Moreover, the separation of various system modules and components in the embodiments described herein should not be understood as requiring such separation in all embodiments, and it should be understood that the described program components and systems can generally be integrated together in a single product or packaged into multiple products.

Elements described in detail with reference to one embodiment, implementation, or application optionally may be included, whenever practical, in other embodiments, implementations, or applications in which they are not specifically shown or described. For example, if an element is described in detail with reference to one embodiment and is not described with reference to a second embodiment, the element may nevertheless be claimed as included in the second embodiment. Thus, to avoid unnecessary repetition in the following description, one or more elements shown and described in association with one embodiment, implementation, or application may be incorporated into other embodiments, implementations, or aspects unless specifically described otherwise, unless the one or more elements would make an embodiment or implementation non-functional, or unless two or more of the elements provide conflicting functions.

Particular embodiments of the subject matter have been described. However, other systems and methods can be used to implement the described approaches.
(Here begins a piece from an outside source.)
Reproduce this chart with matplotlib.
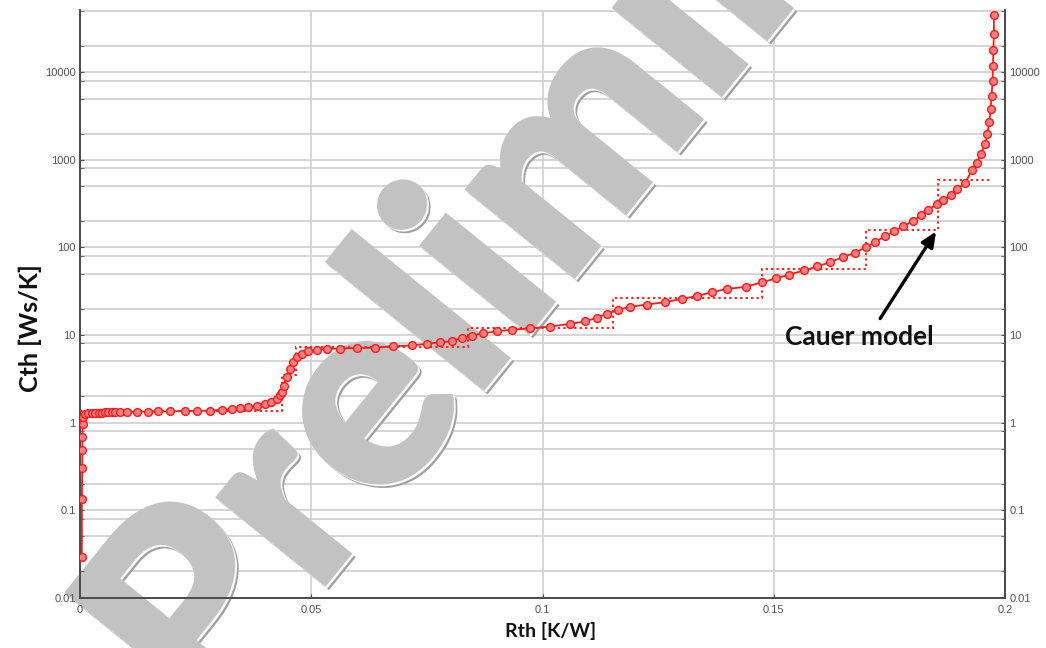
import matplotlib
matplotlib.use("Agg")
import matplotlib.pyplot as plt
import matplotlib.patheffects as pe
from matplotlib.ticker import FixedLocator, FixedFormatter, NullFormatter

# ---- data ----
rth = [0.0004, 0.0004, 0.0005, 0.0005, 0.0005, 0.0006, 0.0007, 0.0011, 0.0018, 0.0025,
       0.0032, 0.0040, 0.0047, 0.0054, 0.0061, 0.0069, 0.0076, 0.0086, 0.0101, 0.0123,
       0.0148, 0.0169, 0.0195, 0.0227, 0.0252, 0.0281, 0.0306, 0.0328, 0.0346, 0.0364,
       0.0382, 0.0400, 0.0414, 0.0425, 0.0432, 0.0436, 0.0440, 0.0447, 0.0454, 0.0461,
       0.0469, 0.0479, 0.0494, 0.0512, 0.0533, 0.0562, 0.0598, 0.0638, 0.0677, 0.0717,
       0.0750, 0.0778, 0.0804, 0.0825, 0.0847, 0.0872, 0.0901, 0.0933, 0.0973, 0.1016,
       0.1059, 0.1092, 0.1117, 0.1139, 0.1164, 0.1189, 0.1225, 0.1265, 0.1301, 0.1333,
       0.1366, 0.1398, 0.1439, 0.1475, 0.1505, 0.1534, 0.1565, 0.1594, 0.1622, 0.1649,
       0.1676, 0.1699, 0.1719, 0.1741, 0.1761, 0.1780, 0.1800, 0.1818, 0.1834, 0.1852,
       0.1867, 0.1883, 0.1897, 0.1914, 0.1928, 0.1939, 0.1948, 0.1957, 0.1962, 0.1966,
       0.1969, 0.1971, 0.1973, 0.1974, 0.1975, 0.1976, 0.1976]
cth = [0.029, 0.134, 0.30, 0.49, 0.68, 0.97, 1.15, 1.25, 1.28, 1.29,
       1.29, 1.30, 1.30, 1.31, 1.31, 1.31, 1.32, 1.32, 1.32, 1.33,
       1.33, 1.34, 1.34, 1.35, 1.36, 1.37, 1.40, 1.43, 1.47, 1.52,
       1.56, 1.64, 1.71, 1.87, 2.04, 2.22, 2.65, 3.29, 4.11, 4.89,
       5.57, 6.10, 6.53, 6.78, 6.95, 7.0, 7.1, 7.14, 7.45, 7.59,
       7.93, 8.27, 8.5, 9.3, 9.85, 10.5, 11.0, 11.5, 11.9, 12.5,
       13.4, 14.3, 15.7, 17.5, 19.4, 21.0, 22.3, 23.7, 25.9, 27.8,
       30.8, 33.5, 35.5, 40.1, 44.3, 49.1, 54.6, 60.6, 67.9, 77.5,
       87, 100.7, 115, 135, 153, 175, 198, 232, 270, 310,
       351, 400, 469, 543, 759, 919, 1178, 1503, 1992, 2704,
       3777, 5358, 7888, 11720, 18170, 27700, 44800]

# Cauer model staircase
cauer_edges = [0.0, 0.0436, 0.0466, 0.0839, 0.1152, 0.1475, 0.1699, 0.1855, 0.1972]
cauer_values = [1.35, 3.5, 7.24, 12.1, 26.4, 57.1, 159, 583]

y_ticks = [0.01, 0.1, 1, 10, 100, 1000, 10000]
y_tick_labels = ["0.01", "0.1", "1", "10", "100", "1000", "10000"]
x_ticks = [0, 0.05, 0.1, 0.15, 0.2]
x_tick_labels = ["0", "0.05", "0.1", "0.15", "0.2"]
y_minor = [m * 10.0 ** k for k in range(-2, 5) for m in (2, 5, 8)]

# ---- figure ----
fig = plt.figure(figsize=(10.46, 6.48), dpi=100)
rect = [80 / 1046, 1 - 597.7 / 648, 925 / 1046, (597.7 - 10) / 648]

# background axes: white patch + grid only
ax_bg = fig.add_axes(rect, zorder=0)
ax_bg.set_yscale("log")
ax_bg.set_xlim(0, 0.2)
ax_bg.set_ylim(0.01, 51500)
ax_bg.yaxis.set_major_locator(FixedLocator(y_ticks))
ax_bg.yaxis.set_minor_locator(FixedLocator(y_minor))
ax_bg.xaxis.set_major_locator(FixedLocator(x_ticks))
grid_c = "#d2d2d2"
ax_bg.grid(True, which="major", axis="y", color=grid_c, lw=1.3)
ax_bg.grid(True, which="minor", axis="y", color=grid_c, lw=1.3)
ax_bg.grid(True, which="major", axis="x", color="#cfcfcf", lw=1.2)
ax_bg.tick_params(which="both", length=0, labelleft=False, labelbottom=False)
for s in ax_bg.spines.values():
    s.set_visible(False)

# main axes: data, spines, ticks, labels
ax = fig.add_axes(rect, zorder=1)
ax.patch.set_visible(False)
ax.set_yscale("log")
ax.set_xlim(0, 0.2)
ax.set_ylim(0.01, 51500)
ax.yaxis.set_major_locator(FixedLocator(y_ticks))
ax.yaxis.set_major_formatter(FixedFormatter(y_tick_labels))
ax.yaxis.set_minor_locator(FixedLocator(y_minor))
ax.yaxis.set_minor_formatter(NullFormatter())
ax.xaxis.set_major_locator(FixedLocator(x_ticks))
ax.xaxis.set_major_formatter(FixedFormatter(x_tick_labels))
ax.grid(False)

for s in ("left", "bottom", "right"):
    ax.spines[s].set_color("#4a4a4a")
    ax.spines[s].set_linewidth(1.4)
ax.spines["top"].set_visible(False)

ax.tick_params(axis="y", which="both", direction="in", length=3, color="#555555",
               labelsize=8, labelcolor="#555555", right=True, labelright=True, pad=3)
ax.tick_params(axis="x", which="both", direction="in", length=3, color="#555555",
               labelsize=8, labelcolor="#555555", pad=5)
for lab in ax.get_xticklabels() + ax.get_yticklabels():
    lab.set_fontfamily("Liberation Sans")

# ---- data marks ----
ax.stairs(cauer_values, cauer_edges, baseline=None, color="#ff2020", lw=1.4,
          linestyle=(0, (1.2, 1.6)), zorder=3)
ax.plot(rth, cth, color="#ff1a1a", lw=1.3, marker="o", markersize=5.6,
        markerfacecolor="#ff8080", markeredgecolor="#ff1a1a", markeredgewidth=1.0, zorder=4)

# annotation
ax.annotate("", xy=(0.1851, 152), xytext=(0.1730, 15.4),
            arrowprops=dict(arrowstyle="-|>,head_length=0.9,head_width=0.4",
                            color="black", lw=2.4, shrinkA=0, shrinkB=0), zorder=6)
ax.text(0.1685, 7.6, "Cauer model", ha="center", va="baseline", fontsize=19,
        fontweight="bold", family="Lato", color="#111111", zorder=6)

# axis labels
fig.text(30 / 1046, 1 - 328 / 648, "Cth [Ws/K]", rotation=90, ha="center", va="center",
         fontsize=18, fontweight="bold", family="Lato", color="#111111", zorder=2)
fig.text(551 / 1046, 1 - 631 / 648, "Rth [K/W]", ha="center", va="center",
         fontsize=14, fontweight="bold", family="Lato", color="#111111", zorder=2)

# watermark: above the grid, below the data axes
fig.text(207 / 1046, 1 - 733 / 648, "Preliminary",
         rotation=51, rotation_mode="anchor", ha="left", va="baseline",
         fontsize=197, fontweight="heavy", family="Lato", color="#c2c2c2",
         zorder=0.5,
         path_effects=[pe.SimplePatchShadow(offset=(2.5, -2.5), shadow_rgbFace="#a0a0a0", alpha=1.0),
                       pe.SimplePatchShadow(offset=(1.3, -1.3), shadow_rgbFace="#fafafa", alpha=1.0),
                       pe.Normal()])

fig.savefig("out.png", dpi=100)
For example, the oilfield facility <NUM> of <FIG> has one treatment system <NUM>. Some oilfield facilities have multiple treatment systems disposed in parallel or in series. For example, facilities with longer flowlines can include multiple treatment systems <NUM> along the flowlines as shown in <FIG>. Alternatively or additionally, individual treatments systems can be operated to increase initial inhibitor concentration at the discharge from the vessel. In facilities with multiple treatment systems at intermediate locations, the spacing between systems is determined by severity of scaling problem and inhibitor release rate from solid inhibitor product.

In another example, the actions recited in the claims can be performed in a different order and still achieve desirable results. In particular, the processes depicted in the accompanying figures do not necessarily require the particular order shown, or sequential order, to achieve desirable results. In certain implementations, multitasking and parallel processing may be advantageous. In addition, other steps may be provided, or steps may be eliminated, from the described flows, and other components may be added to, or removed from, the described systems.

Claim 1:
A method of inhibiting scale in an oilfield facility, the method comprising:
diverting, via a bypass line (<NUM>), a side stream of produced water from a pipeline (<NUM>) into a vessel (<NUM>) containing a solid scale inhibitor material (<NUM>) to release active scale inhibition compounds from the solid scale inhibitor material into the diverted produced water, wherein the active scale inhibition compounds comprise one or more of phosphonates, phosphonate esters, and polymeric compounds;
returning, via a return line (<NUM>), the diverted produced fluid containing the active scale inhibition compounds into the pipeline;
measuring a level of the active scale inhibition compounds produced in the pipeline with a sensor (<NUM>) downstream of a location at which the diverted fluid is returned to the pipeline; and
adjusting a flow rate of the diverted side stream of the produced water to change a level of active scale inhibition compounds in the flow of produced water in the pipeline based at least in part on a signal received from the sensor, wherein adjusting the flow rate of the diverted side stream comprises adjusting a main valve (<NUM>) in the pipeline positioned between a location at which the bypass line connects to the pipeline and a location at which the return line connects to the pipeline.